Exercise task
Word for word, set down the records and skip each picture.

____

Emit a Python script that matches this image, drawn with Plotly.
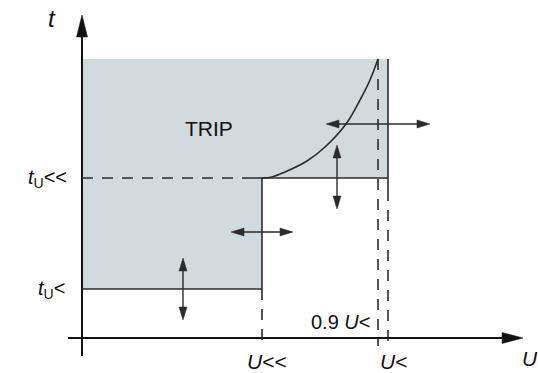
import plotly.graph_objects as go

# Characteristic levels, schematic units with the origin at the axes crossing
U_LL = 180      # U<<
U_09 = 296      # 0.9 U<
U_L = 306       # U<
T_L = 49        # tU<
T_LL = 160      # tU<<
T_TOP = 279     # upper edge of the trip area

# Inverse-time characteristic between U<< and 0.9 U<
curve_u = [180, 190, 203, 225, 243, 264, 278, 288, 296]
curve_t = [160, 161, 166, 177, 191, 214, 238, 258, 279]

# Tick-style labels
x_labels = ["<i>U</i>&lt;&lt;", "<i>U</i>&lt;"]
y_labels = ["<i>t</i><sub>U</sub>&lt;", "<i>t</i><sub>U</sub>&lt;&lt;"]

FILL = "#d1dbde"
LINE = "#2b2b2b"
AXIS = "#111111"
FONT = "Liberation Sans, Arial, sans-serif"

fig = go.Figure()

# Trip area
fig.add_trace(go.Scatter(
    x=[0, U_LL, U_LL, U_L, U_L, 0, 0],
    y=[T_L, T_L, T_LL, T_LL, T_TOP, T_TOP, T_L],
    fill="toself", fillcolor=FILL, mode="none", hoverinfo="skip",
))

# Characteristic curve
fig.add_trace(go.Scatter(
    x=curve_u, y=curve_t, mode="lines", hoverinfo="skip",
    line=dict(color=LINE, width=1.6, shape="spline", smoothing=1.0),
))

shapes = []


def seg(x0, y0, x1, y1, width=1.6, color=LINE, dash="solid"):
    shapes.append(dict(type="line", xref="x", yref="y", x0=x0, y0=y0, x1=x1, y1=y1,
                       line=dict(color=color, width=width, dash=dash)))


def head(tx, ty, dx, dy, length, half_w, color=LINE):
    bx, by = tx - dx * length, ty - dy * length
    px, py = -dy * half_w, dx * half_w
    path = (f"M {tx},{ty} L {bx + px},{by + py} L {bx - px},{by - py} Z")
    shapes.append(dict(type="path", xref="x", yref="y", path=path,
                       fillcolor=color, line=dict(color=color, width=0.5)))


def double_arrow(cx, cy, half, vertical):
    dx, dy = (0, 1) if vertical else (1, 0)
    seg(cx - dx * (half - 6), cy - dy * (half - 6), cx + dx * (half - 6), cy + dy * (half - 6), width=1.4)
    head(cx + dx * half, cy + dy * half, dx, dy, 13, 4)
    head(cx - dx * half, cy - dy * half, -dx, -dy, 13, 4)


DASH = "11px,9px"
over = 12   # how far the solid edge lines run past a corner
below = 8   # how far the dashed guides run below the U axis

# Axes with arrow heads
seg(0, -18, 0, 305, width=2, color=AXIS)
head(0, 323, 0, 1, 22, 5.5, color=AXIS)
seg(-14, 0, 425, 0, width=2, color=AXIS)
head(441, 0, 1, 0, 21, 5.5, color=AXIS)

# Time levels
seg(0, T_L, U_LL, T_L)
seg(0, T_LL, U_LL - over, T_LL, dash=DASH)
seg(U_LL - over, T_LL, U_L, T_LL)

# Voltage levels
seg(U_LL, T_L, U_LL, T_LL)
seg(U_LL, T_L, U_LL, -below, dash=DASH)
seg(U_L, T_LL - over, U_L, T_TOP)
seg(U_L, T_LL - over, U_L, -below, dash=DASH)
seg(U_09, T_TOP, U_09, -below, dash=DASH)

# Setting arrows
double_arrow(101, T_L, 31, True)
double_arrow(U_LL, 106, 31, False)
double_arrow(U_09, 214, 52, False)
double_arrow(255, T_LL + 1, 32, True)

annotations = [
    dict(x=-30, y=320, text="<i>t</i>", font=dict(size=24)),
    dict(x=-13, y=T_LL, text=y_labels[1], xanchor="right", font=dict(size=20)),
    dict(x=-15, y=T_L, text=y_labels[0], xanchor="right", font=dict(size=20)),
    dict(x=U_LL + 5, y=-23, text=x_labels[0], font=dict(size=21)),
    dict(x=U_L + 5, y=-23, text=x_labels[1], font=dict(size=21)),
    dict(x=438, y=-20, text="<i>U</i>", xanchor="left", font=dict(size=21)),
    dict(x=U_09 - 5, y=16, text="0.9 <i>U</i>&lt;", xanchor="right", font=dict(size=20)),
    dict(x=127, y=210, text="TRIP", font=dict(size=21)),
]
for a in annotations:
    a.update(xref="x", yref="y", showarrow=False)
    a["font"] = dict(family=FONT, color="#111111", **a["font"])

fig.update_layout(
    width=538, height=373,
    margin=dict(l=0, r=0, t=0, b=0),
    paper_bgcolor="white", plot_bgcolor="white",
    showlegend=False,
    xaxis=dict(range=[-82, 456], visible=False, fixedrange=True),
    yaxis=dict(range=[-35, 338], visible=False, fixedrange=True),
    shapes=shapes,
    annotations=annotations,
)

fig.write_html("out.html")
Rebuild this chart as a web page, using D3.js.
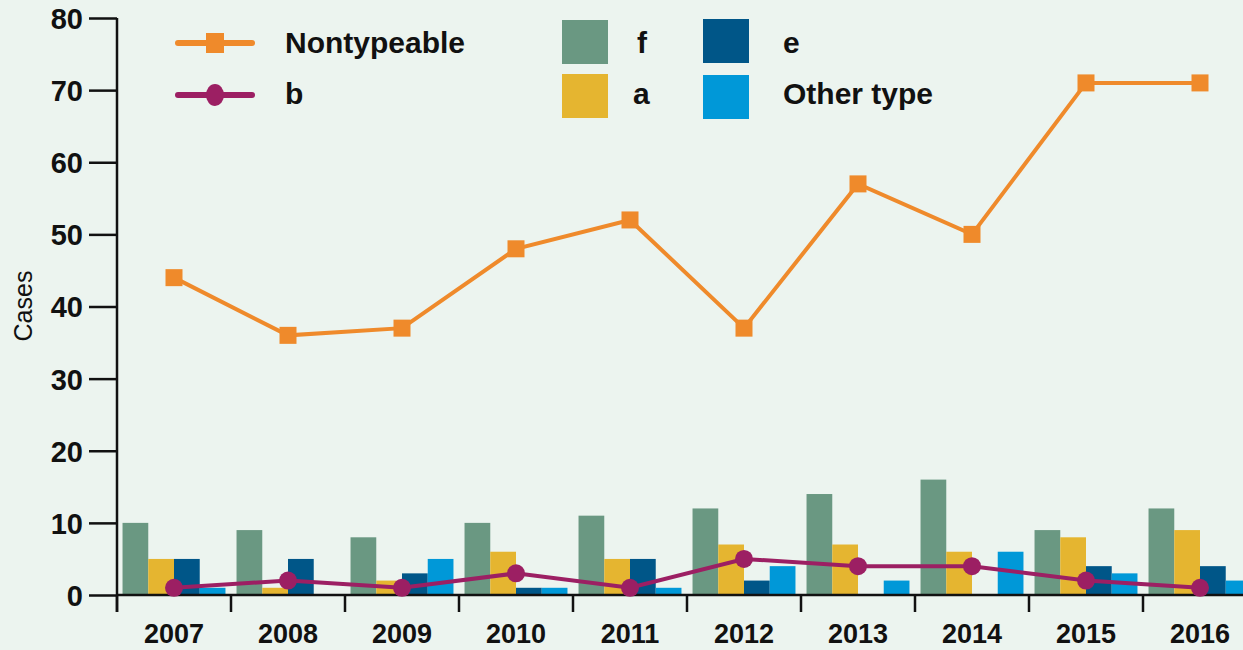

____

Task response
Emit a Python script that matches this image, drawn with Plotly.
import plotly.graph_objects as go

# Characteristic levels, schematic units with the origin at the axes crossing
U_LL = 180      # U<<
U_09 = 296      # 0.9 U<
U_L = 306       # U<
T_L = 49        # tU<
T_LL = 160      # tU<<
T_TOP = 279     # upper edge of the trip area

# Inverse-time characteristic between U<< and 0.9 U<
curve_u = [180, 190, 203, 225, 243, 264, 278, 288, 296]
curve_t = [160, 161, 166, 177, 191, 214, 238, 258, 279]

# Tick-style labels
x_labels = ["<i>U</i>&lt;&lt;", "<i>U</i>&lt;"]
y_labels = ["<i>t</i><sub>U</sub>&lt;", "<i>t</i><sub>U</sub>&lt;&lt;"]

FILL = "#d1dbde"
LINE = "#2b2b2b"
AXIS = "#111111"
FONT = "Liberation Sans, Arial, sans-serif"

fig = go.Figure()

# Trip area
fig.add_trace(go.Scatter(
    x=[0, U_LL, U_LL, U_L, U_L, 0, 0],
    y=[T_L, T_L, T_LL, T_LL, T_TOP, T_TOP, T_L],
    fill="toself", fillcolor=FILL, mode="none", hoverinfo="skip",
))

# Characteristic curve
fig.add_trace(go.Scatter(
    x=curve_u, y=curve_t, mode="lines", hoverinfo="skip",
    line=dict(color=LINE, width=1.6, shape="spline", smoothing=1.0),
))

shapes = []


def seg(x0, y0, x1, y1, width=1.6, color=LINE, dash="solid"):
    shapes.append(dict(type="line", xref="x", yref="y", x0=x0, y0=y0, x1=x1, y1=y1,
                       line=dict(color=color, width=width, dash=dash)))


def head(tx, ty, dx, dy, length, half_w, color=LINE):
    bx, by = tx - dx * length, ty - dy * length
    px, py = -dy * half_w, dx * half_w
    path = (f"M {tx},{ty} L {bx + px},{by + py} L {bx - px},{by - py} Z")
    shapes.append(dict(type="path", xref="x", yref="y", path=path,
                       fillcolor=color, line=dict(color=color, width=0.5)))


def double_arrow(cx, cy, half, vertical):
    dx, dy = (0, 1) if vertical else (1, 0)
    seg(cx - dx * (half - 6), cy - dy * (half - 6), cx + dx * (half - 6), cy + dy * (half - 6), width=1.4)
    head(cx + dx * half, cy + dy * half, dx, dy, 13, 4)
    head(cx - dx * half, cy - dy * half, -dx, -dy, 13, 4)


DASH = "11px,9px"
over = 12   # how far the solid edge lines run past a corner
below = 8   # how far the dashed guides run below the U axis

# Axes with arrow heads
seg(0, -18, 0, 305, width=2, color=AXIS)
head(0, 323, 0, 1, 22, 5.5, color=AXIS)
seg(-14, 0, 425, 0, width=2, color=AXIS)
head(441, 0, 1, 0, 21, 5.5, color=AXIS)

# Time levels
seg(0, T_L, U_LL, T_L)
seg(0, T_LL, U_LL - over, T_LL, dash=DASH)
seg(U_LL - over, T_LL, U_L, T_LL)

# Voltage levels
seg(U_LL, T_L, U_LL, T_LL)
seg(U_LL, T_L, U_LL, -below, dash=DASH)
seg(U_L, T_LL - over, U_L, T_TOP)
seg(U_L, T_LL - over, U_L, -below, dash=DASH)
seg(U_09, T_TOP, U_09, -below, dash=DASH)

# Setting arrows
double_arrow(101, T_L, 31, True)
double_arrow(U_LL, 106, 31, False)
double_arrow(U_09, 214, 52, False)
double_arrow(255, T_LL + 1, 32, True)

annotations = [
    dict(x=-30, y=320, text="<i>t</i>", font=dict(size=24)),
    dict(x=-13, y=T_LL, text=y_labels[1], xanchor="right", font=dict(size=20)),
    dict(x=-15, y=T_L, text=y_labels[0], xanchor="right", font=dict(size=20)),
    dict(x=U_LL + 5, y=-23, text=x_labels[0], font=dict(size=21)),
    dict(x=U_L + 5, y=-23, text=x_labels[1], font=dict(size=21)),
    dict(x=438, y=-20, text="<i>U</i>", xanchor="left", font=dict(size=21)),
    dict(x=U_09 - 5, y=16, text="0.9 <i>U</i>&lt;", xanchor="right", font=dict(size=20)),
    dict(x=127, y=210, text="TRIP", font=dict(size=21)),
]
for a in annotations:
    a.update(xref="x", yref="y", showarrow=False)
    a["font"] = dict(family=FONT, color="#111111", **a["font"])

fig.update_layout(
    width=538, height=373,
    margin=dict(l=0, r=0, t=0, b=0),
    paper_bgcolor="white", plot_bgcolor="white",
    showlegend=False,
    xaxis=dict(range=[-82, 456], visible=False, fixedrange=True),
    yaxis=dict(range=[-35, 338], visible=False, fixedrange=True),
    shapes=shapes,
    annotations=annotations,
)

fig.write_html("out.html")
Rebuild this chart as a web page, using D3.js.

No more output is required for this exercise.